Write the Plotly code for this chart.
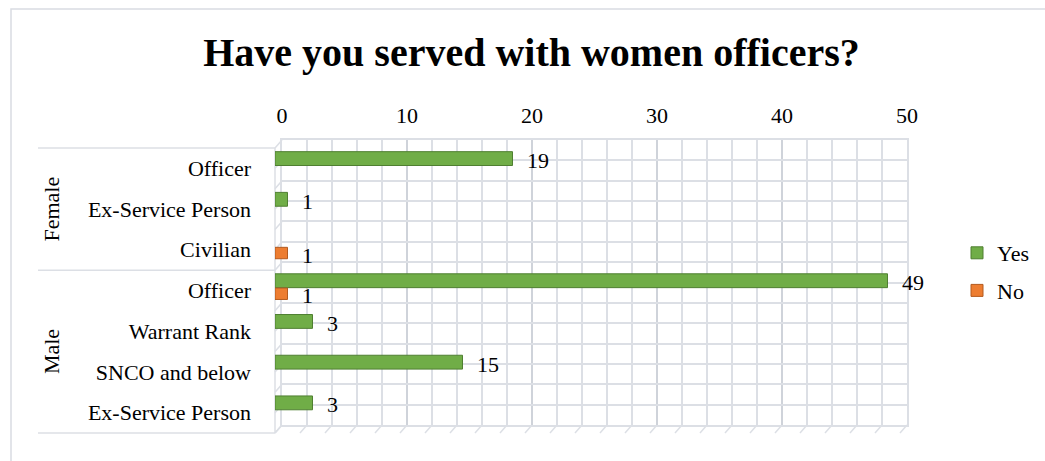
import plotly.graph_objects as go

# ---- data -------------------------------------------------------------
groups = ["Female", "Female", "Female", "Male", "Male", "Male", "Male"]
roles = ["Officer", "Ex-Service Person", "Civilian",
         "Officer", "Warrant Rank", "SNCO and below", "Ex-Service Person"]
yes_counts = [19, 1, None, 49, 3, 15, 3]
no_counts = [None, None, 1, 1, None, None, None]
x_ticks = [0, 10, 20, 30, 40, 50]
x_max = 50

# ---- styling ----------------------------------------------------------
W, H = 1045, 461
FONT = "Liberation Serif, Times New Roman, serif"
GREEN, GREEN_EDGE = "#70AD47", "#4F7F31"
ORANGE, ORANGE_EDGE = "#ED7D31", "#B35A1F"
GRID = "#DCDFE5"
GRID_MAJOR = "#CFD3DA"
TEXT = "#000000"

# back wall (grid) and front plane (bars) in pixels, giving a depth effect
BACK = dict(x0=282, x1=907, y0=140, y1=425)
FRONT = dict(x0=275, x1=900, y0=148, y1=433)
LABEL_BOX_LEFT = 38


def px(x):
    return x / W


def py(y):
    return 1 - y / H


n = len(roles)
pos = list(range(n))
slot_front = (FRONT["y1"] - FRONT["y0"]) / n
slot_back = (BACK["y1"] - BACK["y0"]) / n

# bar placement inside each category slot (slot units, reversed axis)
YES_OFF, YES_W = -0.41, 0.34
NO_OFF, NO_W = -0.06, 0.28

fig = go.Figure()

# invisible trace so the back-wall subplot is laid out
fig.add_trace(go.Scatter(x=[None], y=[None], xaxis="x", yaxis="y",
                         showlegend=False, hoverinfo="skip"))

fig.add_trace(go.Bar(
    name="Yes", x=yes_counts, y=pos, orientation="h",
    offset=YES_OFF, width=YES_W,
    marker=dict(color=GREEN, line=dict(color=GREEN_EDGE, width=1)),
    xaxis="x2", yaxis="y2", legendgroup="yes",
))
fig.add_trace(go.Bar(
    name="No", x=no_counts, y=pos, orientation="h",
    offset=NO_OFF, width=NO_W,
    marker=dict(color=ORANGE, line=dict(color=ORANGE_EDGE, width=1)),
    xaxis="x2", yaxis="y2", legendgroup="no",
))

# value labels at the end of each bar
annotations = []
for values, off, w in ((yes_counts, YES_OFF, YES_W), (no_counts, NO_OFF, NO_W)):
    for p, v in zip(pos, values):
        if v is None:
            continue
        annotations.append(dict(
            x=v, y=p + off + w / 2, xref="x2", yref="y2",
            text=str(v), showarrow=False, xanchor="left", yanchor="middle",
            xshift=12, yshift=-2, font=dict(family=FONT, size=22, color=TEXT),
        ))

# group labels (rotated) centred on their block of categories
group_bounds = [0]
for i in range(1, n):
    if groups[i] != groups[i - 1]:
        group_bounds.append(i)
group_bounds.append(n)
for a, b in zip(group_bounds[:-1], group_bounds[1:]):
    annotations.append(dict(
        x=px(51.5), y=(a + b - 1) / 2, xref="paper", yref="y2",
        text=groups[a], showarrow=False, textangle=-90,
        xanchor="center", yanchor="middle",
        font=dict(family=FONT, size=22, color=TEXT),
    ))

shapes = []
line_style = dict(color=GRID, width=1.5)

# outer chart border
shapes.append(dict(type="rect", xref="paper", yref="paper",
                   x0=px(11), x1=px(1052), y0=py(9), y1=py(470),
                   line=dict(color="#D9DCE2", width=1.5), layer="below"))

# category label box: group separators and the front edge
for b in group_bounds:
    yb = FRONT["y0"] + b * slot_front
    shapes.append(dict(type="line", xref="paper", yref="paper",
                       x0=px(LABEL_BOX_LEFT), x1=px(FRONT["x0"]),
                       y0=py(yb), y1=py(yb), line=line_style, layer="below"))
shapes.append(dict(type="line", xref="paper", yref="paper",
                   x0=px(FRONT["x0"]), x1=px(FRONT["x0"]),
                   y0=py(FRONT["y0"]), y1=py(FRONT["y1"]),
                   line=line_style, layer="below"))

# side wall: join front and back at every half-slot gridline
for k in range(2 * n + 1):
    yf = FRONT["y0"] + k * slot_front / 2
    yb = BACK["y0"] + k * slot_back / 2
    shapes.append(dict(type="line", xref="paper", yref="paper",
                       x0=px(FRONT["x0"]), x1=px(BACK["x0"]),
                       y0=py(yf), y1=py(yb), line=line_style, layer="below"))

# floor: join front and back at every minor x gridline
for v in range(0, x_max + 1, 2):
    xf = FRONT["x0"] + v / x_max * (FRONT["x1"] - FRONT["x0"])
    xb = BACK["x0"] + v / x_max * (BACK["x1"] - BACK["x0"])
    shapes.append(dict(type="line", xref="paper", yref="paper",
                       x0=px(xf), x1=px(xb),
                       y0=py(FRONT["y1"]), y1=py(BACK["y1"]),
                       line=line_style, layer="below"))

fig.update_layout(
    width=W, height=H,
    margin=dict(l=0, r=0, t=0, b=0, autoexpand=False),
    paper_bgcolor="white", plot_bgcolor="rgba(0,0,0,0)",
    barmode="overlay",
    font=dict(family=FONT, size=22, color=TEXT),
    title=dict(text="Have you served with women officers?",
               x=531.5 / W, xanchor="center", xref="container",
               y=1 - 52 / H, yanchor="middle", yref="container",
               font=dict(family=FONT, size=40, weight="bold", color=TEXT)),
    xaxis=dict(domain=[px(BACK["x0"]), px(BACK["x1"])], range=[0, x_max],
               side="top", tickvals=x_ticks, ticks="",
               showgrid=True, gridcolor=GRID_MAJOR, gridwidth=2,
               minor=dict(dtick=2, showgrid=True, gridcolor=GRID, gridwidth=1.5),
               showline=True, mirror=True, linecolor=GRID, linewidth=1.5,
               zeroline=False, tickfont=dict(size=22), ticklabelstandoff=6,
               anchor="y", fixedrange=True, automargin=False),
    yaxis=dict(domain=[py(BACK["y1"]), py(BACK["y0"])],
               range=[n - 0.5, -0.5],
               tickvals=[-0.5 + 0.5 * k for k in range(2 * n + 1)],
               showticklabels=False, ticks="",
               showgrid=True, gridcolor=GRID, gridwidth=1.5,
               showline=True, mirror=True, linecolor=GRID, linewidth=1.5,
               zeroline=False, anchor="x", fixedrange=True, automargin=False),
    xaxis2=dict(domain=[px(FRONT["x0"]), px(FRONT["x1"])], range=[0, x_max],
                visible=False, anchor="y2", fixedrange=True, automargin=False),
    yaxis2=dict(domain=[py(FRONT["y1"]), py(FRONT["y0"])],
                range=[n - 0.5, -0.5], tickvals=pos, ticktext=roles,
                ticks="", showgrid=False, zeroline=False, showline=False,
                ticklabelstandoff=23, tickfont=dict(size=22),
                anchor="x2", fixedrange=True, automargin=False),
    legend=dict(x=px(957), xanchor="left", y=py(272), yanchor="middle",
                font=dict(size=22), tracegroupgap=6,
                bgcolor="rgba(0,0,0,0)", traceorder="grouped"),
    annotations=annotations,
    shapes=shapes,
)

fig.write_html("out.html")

## Aim
Everything from the top line of the data down to and including the line with "return x / W" is to be copied, except the pictures.

## Task solution
Write the Plotly code for this chart.
import plotly.graph_objects as go

# ---- data -------------------------------------------------------------
groups = ["Female", "Female", "Female", "Male", "Male", "Male", "Male"]
roles = ["Officer", "Ex-Service Person", "Civilian",
         "Officer", "Warrant Rank", "SNCO and below", "Ex-Service Person"]
yes_counts = [19, 1, None, 49, 3, 15, 3]
no_counts = [None, None, 1, 1, None, None, None]
x_ticks = [0, 10, 20, 30, 40, 50]
x_max = 50

# ---- styling ----------------------------------------------------------
W, H = 1045, 461
FONT = "Liberation Serif, Times New Roman, serif"
GREEN, GREEN_EDGE = "#70AD47", "#4F7F31"
ORANGE, ORANGE_EDGE = "#ED7D31", "#B35A1F"
GRID = "#DCDFE5"
GRID_MAJOR = "#CFD3DA"
TEXT = "#000000"

# back wall (grid) and front plane (bars) in pixels, giving a depth effect
BACK = dict(x0=282, x1=907, y0=140, y1=425)
FRONT = dict(x0=275, x1=900, y0=148, y1=433)
LABEL_BOX_LEFT = 38


def px(x):
    return x / W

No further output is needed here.